The narrative could change quite quickly if things break in their favor this offseason. If Stanton decides he wants to play in front of a full house every night for a team that has a chance to make the playoffs every year, the Cardinals will win the offseason.

But that doesn’t mean they can’t — or won’t — run up the score a little bit. They’ve been talking with the Tampa Bay Rays about a potential trade that could include closer Alex Colome, Gold Glove third baseman Evan Longoria and a starting pitcher or two. Chris Archer and Jake Odorizzi have both been rumored to be of interest to the Cardinals, although the signing Tuesday of Miles Mikolas seems to have decreased the need to land two starters even if Michael Wacha is included in a trade to the Marlins.

Even if the Birds don’t ultimately land Stanton, they could still do very well by making a deal with Miami for Christian Yelich and/or Marcell Ozuna.

If a combination of the above things happens, the Cardinals will be taken seriously as a contender and maybe people will get over their complex.

In the meantime, this Mikolas signing may turn out to be the steal of the offseason, so I am trying to reserve judgment. However, the timing of the deal couldn’t be worse from a public-relations standpoint, at least.

Cardinals fans are waiting for news about Stanton, the reigning National League Most Valuable Player, with bated breath. Meanwhile, the front office makes a trade that makes even the most knowledgeable of St. Louis fans respond to the news with one word: “Who?”

That’s the sort of a move you’d like to see as some icing on the cake at the end of the winter, not as the opening salvo. St. Louis fans have been complaining since Albert Pujols left about President of Baseball Operations John Mozeliak’s fondness for saving “dry powder” that he never seems inclined to use. So a dumpster-dive move while we’re waiting for the blockbuster is bound to go over like a lead balloon.
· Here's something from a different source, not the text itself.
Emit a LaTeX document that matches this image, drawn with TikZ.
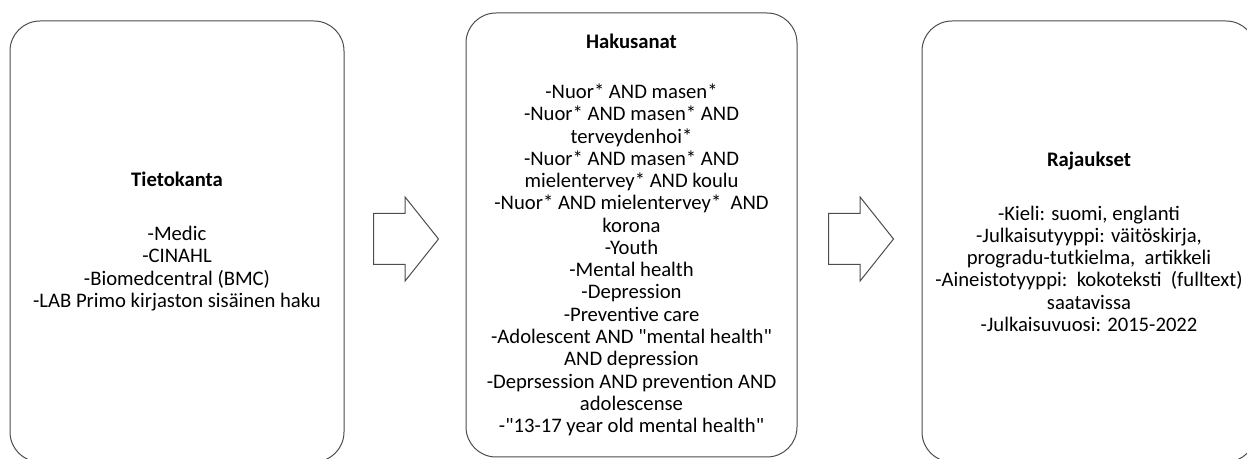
\documentclass[tikz,border=0pt]{standalone}
\usepackage{fontspec}
\setmainfont{Carlito}[Ligatures=TeXOff]
\usetikzlibrary{shapes.arrows}

\begin{document}
\begin{tikzpicture}[
  x=0.75pt, y=-0.75pt,
  every node/.style={font=\fontsize{15.5}{16.7}\selectfont},
  box/.style   ={draw=black!70, line width=0.75pt, rounded corners=22.5pt,
                 align=center, inner sep=0pt,
                 minimum width=250.5pt, minimum height=330.75pt},
  flow/.style  ={draw=black!70, line width=0.75pt, single arrow,
                 single arrow head extend=12.4pt, single arrow tip angle=103,
                 minimum height=48.75pt, inner xsep=0pt, inner ysep=18.75pt,
                 anchor=tail},
]
  \clip (0,0) rectangle (1247,459);

  \node[box] (tieto) at (177,241.5)
    {\textbf{Tietokanta}\\[23.8pt]
     -Medic\\
     -CINAHL\\
     -Biomedcentral (BMC)\\
     -LAB Primo kirjaston sisäinen haku};
  \node[box, minimum width=248.25pt, minimum height=333pt] (haku) at (631.5,235)
    {\textbf{Hakusanat}\\[20.8pt]
     -Nuor* AND masen*\\
     -Nuor* AND masen* AND\\
     terveydenhoi*\\
     -Nuor* AND masen* AND\\
     mielentervey* AND koulu\\
     -Nuor* AND mielentervey*\ \ AND\\
     korona\\
     -Youth\\
     -Mental health\\
     -Depression\\
     -Preventive care\\
     -Adolescent AND "mental health"\\
     AND depression\\
     -Deprsession AND prevention AND\\
     adolescense\\
     -"13-17 year old mental health"};
  \node[box] (rajaus) at (1089,241.5)
    {\textbf{Rajaukset}\\[23.8pt]
     -Kieli: suomi, englanti\\
     -Julkaisutyyppi: väitöskirja,\\
     progradu-tutkielma,\ \ artikkeli\\
     -Aineistotyyppi:\ \ kokoteksti\ \ (fulltext)\\
     saatavissa\\
     -Julkaisuvuosi: 2015-2022};

  \node[flow] (nuoli1) at (373,239) {};
  \node[flow] (nuoli2) at (828,239) {};
\end{tikzpicture}
\end{document}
For what it’s worth, Mikolas has some pretty interesting numbers. He had a 2.18 ERA in Japan and struck out about nine batters for every one he walked. It will be interesting to see whether those numbers hold up in the big leagues.

Mikolas last pitched in the majors with the Texas Rangers in 2014 and it wasn’t pretty. St. Louis pitching coach Mike Maddux held the same position with the Rangers at the time. Maybe he saw something in the 29-year-old Mikolas that made him suggest St. Louis sign the hurler. Time will tell.

But I doubt Stanton is sitting in his Southern California home saying, “The Cardinals got Mikolas? I’ve gotta be a part of that!”